Most people roadtrip for the obvious reason of saving money. It almost always costs less to drive a couple of states away to Grandma’s than to fly a family of four. But saving money isn’t the only reason reason to hit the road with your kids. Here are five more:

1.  Slows You Down to See the Good Stuff

Before I had kids, road trips consisted of a starting point and a destination and I drove as fast as I could between the two. But how much stuff did I miss back then? A lot, I’m finding. Since kids can’t sit in the car for a twelve hour stretch, scan maps for points of interest a short distance from the road, or just keep an eye out while driving.  Over the years, we’ve explored dinosaur excavation sites, ghost towns, gravesites of famous explorers, caves & caverns, museums, defunct gold mines, and more. But don’t feel pressured to find high-thrills. After stopping at an open space to picnic on a boring stretch across Wyoming one year and being treated to a river jumping with frogs, we began pulling over randomly at rivers and bodies of water in hopes of finding more treasures. Sometimes the treasure was just tromping barefooted in squishy mud, but always it lit up the faces of the little ones.

 2. Builds Character

Ok, so maybe you think you’ve got enough character, but we can all use more, and you’ll be forced to transform from your usual self to Road Trip Parent. About 30 minutes into a trip I remember I must put aside my usual quick-to-be-annoyed attitude and readjust to Roadtrip Mom. I try to let all complaints and whining slide right over me and quickly pull over to assist whenever anyone in the back seat needs something they can’t get or do on their own. When I start to get annoyed, I take a deep breath, remind myself we’re on a roadtrip (woohoo!), and release the occupants to run free.

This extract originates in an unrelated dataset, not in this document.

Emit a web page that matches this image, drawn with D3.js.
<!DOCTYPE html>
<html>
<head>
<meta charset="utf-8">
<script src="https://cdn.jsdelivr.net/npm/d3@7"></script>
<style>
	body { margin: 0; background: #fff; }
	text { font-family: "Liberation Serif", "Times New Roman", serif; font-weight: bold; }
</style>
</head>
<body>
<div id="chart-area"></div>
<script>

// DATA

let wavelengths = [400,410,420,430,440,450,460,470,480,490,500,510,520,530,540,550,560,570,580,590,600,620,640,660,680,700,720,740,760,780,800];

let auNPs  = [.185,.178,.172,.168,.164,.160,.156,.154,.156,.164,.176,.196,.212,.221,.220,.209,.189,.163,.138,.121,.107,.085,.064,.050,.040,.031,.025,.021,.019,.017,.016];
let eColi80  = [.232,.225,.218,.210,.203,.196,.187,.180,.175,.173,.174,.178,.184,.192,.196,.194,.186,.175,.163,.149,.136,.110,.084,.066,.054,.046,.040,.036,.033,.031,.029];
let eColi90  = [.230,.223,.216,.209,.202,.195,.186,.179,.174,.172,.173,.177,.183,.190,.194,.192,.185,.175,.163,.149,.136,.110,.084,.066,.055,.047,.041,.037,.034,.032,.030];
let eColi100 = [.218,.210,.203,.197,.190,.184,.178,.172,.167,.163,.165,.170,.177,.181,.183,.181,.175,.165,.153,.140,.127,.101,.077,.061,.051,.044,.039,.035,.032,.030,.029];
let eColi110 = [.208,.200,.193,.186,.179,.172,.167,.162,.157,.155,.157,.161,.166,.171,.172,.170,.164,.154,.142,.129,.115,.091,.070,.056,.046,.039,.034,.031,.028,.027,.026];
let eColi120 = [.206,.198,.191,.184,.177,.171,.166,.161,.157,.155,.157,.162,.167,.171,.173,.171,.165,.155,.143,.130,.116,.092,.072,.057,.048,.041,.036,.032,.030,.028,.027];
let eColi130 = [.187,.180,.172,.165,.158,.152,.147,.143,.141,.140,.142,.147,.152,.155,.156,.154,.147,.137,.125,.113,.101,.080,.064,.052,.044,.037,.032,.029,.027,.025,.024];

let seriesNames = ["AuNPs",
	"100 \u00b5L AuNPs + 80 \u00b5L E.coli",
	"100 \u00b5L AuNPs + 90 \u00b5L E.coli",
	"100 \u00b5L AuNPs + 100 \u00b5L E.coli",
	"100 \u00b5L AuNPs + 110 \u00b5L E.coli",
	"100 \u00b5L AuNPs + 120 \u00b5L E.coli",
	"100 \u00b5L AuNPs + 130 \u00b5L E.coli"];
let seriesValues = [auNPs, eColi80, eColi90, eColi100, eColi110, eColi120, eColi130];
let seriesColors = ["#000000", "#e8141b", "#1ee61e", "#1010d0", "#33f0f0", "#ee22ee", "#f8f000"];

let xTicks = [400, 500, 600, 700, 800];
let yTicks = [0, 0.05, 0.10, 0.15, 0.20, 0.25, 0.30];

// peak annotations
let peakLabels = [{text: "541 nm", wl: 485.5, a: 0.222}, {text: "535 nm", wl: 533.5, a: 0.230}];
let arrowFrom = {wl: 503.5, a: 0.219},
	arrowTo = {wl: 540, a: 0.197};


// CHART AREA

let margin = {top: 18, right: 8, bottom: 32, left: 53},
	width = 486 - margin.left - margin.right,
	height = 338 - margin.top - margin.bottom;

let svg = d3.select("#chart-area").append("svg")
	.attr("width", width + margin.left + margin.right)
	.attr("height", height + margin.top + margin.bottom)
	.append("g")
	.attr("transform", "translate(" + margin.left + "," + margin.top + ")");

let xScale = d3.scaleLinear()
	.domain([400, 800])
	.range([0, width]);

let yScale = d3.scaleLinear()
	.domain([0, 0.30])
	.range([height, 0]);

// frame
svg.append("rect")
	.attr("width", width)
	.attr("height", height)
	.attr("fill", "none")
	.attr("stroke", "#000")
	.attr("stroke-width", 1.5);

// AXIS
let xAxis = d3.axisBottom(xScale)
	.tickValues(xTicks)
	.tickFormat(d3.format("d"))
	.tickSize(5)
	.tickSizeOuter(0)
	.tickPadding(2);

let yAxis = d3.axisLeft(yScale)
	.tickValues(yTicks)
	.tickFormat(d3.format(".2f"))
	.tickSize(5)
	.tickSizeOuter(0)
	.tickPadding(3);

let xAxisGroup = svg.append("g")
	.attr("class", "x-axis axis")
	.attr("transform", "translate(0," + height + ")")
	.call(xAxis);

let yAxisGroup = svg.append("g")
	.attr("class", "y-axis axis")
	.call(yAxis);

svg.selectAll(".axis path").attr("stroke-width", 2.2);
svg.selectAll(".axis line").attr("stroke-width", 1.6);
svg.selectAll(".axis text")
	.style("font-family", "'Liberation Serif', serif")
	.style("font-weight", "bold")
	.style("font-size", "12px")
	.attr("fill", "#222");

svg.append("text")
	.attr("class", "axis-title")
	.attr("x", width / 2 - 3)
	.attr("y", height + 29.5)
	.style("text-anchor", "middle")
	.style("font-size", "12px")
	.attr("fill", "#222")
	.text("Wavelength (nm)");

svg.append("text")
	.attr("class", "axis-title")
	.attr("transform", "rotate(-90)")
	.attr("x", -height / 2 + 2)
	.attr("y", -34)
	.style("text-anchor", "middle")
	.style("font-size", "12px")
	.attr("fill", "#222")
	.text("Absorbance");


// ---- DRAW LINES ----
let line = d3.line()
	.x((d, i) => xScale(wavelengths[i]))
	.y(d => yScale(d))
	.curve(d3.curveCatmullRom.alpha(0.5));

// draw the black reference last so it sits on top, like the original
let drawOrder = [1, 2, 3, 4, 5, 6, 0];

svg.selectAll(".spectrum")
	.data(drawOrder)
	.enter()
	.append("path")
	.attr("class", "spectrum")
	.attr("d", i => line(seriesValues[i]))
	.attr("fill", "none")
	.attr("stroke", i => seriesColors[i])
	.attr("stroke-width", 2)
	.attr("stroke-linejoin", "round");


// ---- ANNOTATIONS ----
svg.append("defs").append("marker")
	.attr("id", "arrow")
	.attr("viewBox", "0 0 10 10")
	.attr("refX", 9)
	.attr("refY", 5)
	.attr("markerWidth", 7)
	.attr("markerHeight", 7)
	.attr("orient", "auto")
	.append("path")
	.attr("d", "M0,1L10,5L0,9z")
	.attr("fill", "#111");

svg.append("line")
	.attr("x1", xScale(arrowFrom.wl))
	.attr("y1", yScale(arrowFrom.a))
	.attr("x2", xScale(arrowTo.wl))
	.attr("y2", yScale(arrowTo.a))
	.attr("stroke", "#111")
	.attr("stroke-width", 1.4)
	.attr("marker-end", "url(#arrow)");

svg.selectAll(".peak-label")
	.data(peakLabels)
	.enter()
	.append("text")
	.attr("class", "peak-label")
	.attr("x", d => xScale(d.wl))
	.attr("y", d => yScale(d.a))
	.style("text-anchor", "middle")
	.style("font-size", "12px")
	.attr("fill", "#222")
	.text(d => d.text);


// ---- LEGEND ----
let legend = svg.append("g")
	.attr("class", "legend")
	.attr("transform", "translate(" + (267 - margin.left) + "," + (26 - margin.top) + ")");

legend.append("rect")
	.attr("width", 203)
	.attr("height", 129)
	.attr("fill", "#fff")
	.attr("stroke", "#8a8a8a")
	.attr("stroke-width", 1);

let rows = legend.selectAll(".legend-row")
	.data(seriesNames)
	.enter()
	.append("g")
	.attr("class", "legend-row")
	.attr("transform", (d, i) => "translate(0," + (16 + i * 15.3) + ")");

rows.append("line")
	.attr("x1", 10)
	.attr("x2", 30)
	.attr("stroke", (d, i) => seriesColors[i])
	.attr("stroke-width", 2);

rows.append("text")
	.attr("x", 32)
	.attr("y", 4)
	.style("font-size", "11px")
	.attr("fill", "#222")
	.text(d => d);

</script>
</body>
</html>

 3. People are Nicer to You

I’ve always been met with kinder service and a more pleasant demeanor from persons I’ve encountered when traveling if my children are with me. I was reminded of this recently when I woke up extremely ill at a campsite in the desert with my two kids and needed to get out of the heat and lie down close to a bathroom. I checked into a motel at 7:30 am and before the hotel clerk knew I had children, she seemed suspicious of my intentions, maybe because it was so early and the motel was so seedy, but once she and her co-worker saw I had children with me, they were more than accommodating and helpful. Traveling overseas, this especially rings true.

 4. You’re Educating your Children

All that good stuff you’re stopping for because the kids can’t sit too long is covering history, science, arts, geography, social studies, etc., etc. It’s education disguised as fun, and they’ll remember the details much better than something they’ve read in a book.

5. You’re Building Family Memories

This is gold. Even the disastrous moments go down in family history and are something you’ll talk about (and laugh about) long after they’re grown.